My best description of reflective design, so far, is Design Mindsets. I called it "continuous design" there, but now I think "reflective design" is a better term. Either way, here's a nutshell description:
- Predictive design: Designing for code that is yet to be written. What people usually think of as "design."
- Reflective design: Designing based on code that has already been written.
Reflective design, for me, works like this:
- I have some code that I've been working with for a while.
- In the course of adding a new feature or making some other change, I become aware of a design flaw.
- In poorly-designed code, the design flaws are obvious: a procedural rather than OO style; Primitive Obsession; Long Method; Pattern Obsession, etc.
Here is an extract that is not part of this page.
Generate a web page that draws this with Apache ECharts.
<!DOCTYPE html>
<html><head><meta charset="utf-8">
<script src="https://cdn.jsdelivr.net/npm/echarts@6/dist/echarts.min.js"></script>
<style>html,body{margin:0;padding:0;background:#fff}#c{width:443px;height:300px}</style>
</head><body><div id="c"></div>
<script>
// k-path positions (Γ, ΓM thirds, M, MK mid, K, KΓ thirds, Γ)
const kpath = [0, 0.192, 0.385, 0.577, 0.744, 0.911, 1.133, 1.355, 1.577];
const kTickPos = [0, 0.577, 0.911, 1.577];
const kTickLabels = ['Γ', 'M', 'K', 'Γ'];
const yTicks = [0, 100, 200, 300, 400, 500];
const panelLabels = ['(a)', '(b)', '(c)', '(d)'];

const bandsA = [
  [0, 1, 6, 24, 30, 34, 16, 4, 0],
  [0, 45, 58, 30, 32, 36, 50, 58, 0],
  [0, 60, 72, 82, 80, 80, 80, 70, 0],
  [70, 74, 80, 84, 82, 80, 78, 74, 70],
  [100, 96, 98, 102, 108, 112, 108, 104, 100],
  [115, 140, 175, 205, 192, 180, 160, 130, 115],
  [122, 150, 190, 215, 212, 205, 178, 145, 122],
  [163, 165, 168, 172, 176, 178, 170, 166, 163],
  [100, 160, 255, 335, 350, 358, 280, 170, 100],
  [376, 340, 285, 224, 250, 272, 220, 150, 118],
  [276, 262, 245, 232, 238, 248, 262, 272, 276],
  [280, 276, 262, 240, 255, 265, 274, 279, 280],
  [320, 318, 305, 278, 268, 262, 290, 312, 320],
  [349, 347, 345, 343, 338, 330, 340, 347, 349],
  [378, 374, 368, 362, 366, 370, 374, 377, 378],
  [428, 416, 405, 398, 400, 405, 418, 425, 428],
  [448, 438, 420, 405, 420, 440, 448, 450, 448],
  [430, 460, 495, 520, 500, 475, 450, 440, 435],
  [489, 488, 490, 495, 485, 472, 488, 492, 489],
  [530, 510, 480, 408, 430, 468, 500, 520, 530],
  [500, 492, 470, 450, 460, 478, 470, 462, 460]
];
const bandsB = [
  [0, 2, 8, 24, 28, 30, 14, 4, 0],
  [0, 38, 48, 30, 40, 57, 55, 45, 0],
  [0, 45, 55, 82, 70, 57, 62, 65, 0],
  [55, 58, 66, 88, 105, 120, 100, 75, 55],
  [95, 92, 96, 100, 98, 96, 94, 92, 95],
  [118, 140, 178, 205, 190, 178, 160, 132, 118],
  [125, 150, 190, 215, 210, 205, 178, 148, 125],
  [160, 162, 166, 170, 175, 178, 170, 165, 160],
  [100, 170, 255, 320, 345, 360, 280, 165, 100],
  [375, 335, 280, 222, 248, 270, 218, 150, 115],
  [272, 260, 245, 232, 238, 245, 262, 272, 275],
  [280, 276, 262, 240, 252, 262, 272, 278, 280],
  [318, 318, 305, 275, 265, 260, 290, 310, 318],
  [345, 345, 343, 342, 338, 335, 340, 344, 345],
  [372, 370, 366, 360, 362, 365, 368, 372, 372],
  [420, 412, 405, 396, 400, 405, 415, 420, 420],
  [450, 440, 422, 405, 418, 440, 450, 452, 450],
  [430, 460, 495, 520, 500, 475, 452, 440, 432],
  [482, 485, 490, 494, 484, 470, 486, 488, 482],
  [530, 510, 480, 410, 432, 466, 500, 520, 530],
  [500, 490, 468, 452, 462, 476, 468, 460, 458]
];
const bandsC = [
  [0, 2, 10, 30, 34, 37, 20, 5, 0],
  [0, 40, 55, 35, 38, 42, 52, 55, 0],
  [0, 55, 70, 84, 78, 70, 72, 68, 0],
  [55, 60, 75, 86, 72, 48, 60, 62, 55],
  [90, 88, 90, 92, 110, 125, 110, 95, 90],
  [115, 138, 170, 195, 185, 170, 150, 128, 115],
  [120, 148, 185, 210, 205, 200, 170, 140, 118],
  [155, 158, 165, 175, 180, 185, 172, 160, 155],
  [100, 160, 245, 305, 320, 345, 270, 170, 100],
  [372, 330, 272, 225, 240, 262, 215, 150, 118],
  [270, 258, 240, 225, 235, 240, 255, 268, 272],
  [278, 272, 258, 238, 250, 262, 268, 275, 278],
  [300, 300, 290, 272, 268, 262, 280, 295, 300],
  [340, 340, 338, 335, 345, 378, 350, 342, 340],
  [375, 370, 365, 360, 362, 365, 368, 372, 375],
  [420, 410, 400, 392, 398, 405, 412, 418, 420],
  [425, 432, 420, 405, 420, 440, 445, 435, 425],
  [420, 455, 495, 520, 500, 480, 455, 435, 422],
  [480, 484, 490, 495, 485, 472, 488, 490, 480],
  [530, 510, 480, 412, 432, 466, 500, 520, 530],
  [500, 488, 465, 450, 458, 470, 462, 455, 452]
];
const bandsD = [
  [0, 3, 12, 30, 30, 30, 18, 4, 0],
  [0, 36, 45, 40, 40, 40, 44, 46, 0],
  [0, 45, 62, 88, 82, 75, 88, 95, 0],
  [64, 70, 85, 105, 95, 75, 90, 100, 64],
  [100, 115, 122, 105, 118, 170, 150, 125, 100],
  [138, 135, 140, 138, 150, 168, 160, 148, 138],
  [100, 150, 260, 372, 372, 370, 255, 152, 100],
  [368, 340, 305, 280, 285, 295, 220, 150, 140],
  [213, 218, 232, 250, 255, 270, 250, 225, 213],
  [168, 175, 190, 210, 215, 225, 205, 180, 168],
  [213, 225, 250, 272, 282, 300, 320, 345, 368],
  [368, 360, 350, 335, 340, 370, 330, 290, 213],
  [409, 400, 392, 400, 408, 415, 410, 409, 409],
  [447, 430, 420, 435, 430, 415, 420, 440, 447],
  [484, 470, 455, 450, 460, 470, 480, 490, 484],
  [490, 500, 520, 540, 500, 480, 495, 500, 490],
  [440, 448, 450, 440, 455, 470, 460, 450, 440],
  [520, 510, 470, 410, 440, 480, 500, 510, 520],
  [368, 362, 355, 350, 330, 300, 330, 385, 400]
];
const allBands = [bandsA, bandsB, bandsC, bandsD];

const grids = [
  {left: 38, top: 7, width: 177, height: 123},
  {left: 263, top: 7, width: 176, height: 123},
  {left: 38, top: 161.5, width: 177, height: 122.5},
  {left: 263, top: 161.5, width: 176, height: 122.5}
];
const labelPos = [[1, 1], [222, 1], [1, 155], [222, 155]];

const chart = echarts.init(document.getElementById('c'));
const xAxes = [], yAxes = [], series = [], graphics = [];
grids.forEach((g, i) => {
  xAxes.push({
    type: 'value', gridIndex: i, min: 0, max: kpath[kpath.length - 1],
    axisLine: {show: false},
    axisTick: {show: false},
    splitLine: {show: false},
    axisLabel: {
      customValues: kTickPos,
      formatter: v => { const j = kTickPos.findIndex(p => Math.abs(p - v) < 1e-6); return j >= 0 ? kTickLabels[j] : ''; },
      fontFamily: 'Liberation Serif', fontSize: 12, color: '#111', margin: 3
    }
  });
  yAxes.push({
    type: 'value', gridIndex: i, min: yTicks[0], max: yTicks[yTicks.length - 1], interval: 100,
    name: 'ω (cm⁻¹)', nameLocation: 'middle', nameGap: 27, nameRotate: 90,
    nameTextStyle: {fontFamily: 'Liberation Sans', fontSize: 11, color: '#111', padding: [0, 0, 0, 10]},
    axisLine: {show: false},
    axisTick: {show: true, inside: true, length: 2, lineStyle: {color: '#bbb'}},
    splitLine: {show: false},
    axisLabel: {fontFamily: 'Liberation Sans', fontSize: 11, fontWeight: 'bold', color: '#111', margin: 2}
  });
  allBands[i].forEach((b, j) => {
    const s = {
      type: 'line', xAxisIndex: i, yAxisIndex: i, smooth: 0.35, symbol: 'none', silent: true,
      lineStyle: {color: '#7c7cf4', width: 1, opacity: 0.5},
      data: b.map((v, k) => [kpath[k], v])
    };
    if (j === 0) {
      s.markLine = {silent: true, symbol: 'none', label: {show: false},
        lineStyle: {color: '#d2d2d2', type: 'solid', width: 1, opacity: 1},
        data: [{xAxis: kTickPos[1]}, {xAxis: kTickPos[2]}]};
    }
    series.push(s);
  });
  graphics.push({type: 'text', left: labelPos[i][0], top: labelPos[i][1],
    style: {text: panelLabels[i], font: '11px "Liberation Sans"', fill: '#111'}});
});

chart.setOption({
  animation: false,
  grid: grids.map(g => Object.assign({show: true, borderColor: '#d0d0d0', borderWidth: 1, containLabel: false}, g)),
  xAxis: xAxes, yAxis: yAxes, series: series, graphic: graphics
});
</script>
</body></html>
- In well-designed code, the design flaws are more subtle. Things don't fit together as well as I would like, or I have a hard time understanding how things fit together. It may take me a while--weeks or months--to put my finger on the problem. I don't spend those weeks or months thinking about it; instead, the design flaw is sort of churning around in the back of my mind, triggered every time I run into it.
- I draw a picture that shows the design and what's wrong with it. I gather the team together and say, "Hey, look at this!" And I point out the code smell.
- By this point, I usually have an idea for a better design. I draw another picture and say, "I think this would be better." And we talk about it. Other alternatives are presented, etc.
- Then we fix the design using refactoring. If a big change is required, we'll fix it incrementally, sometimes over the course of a couple of months.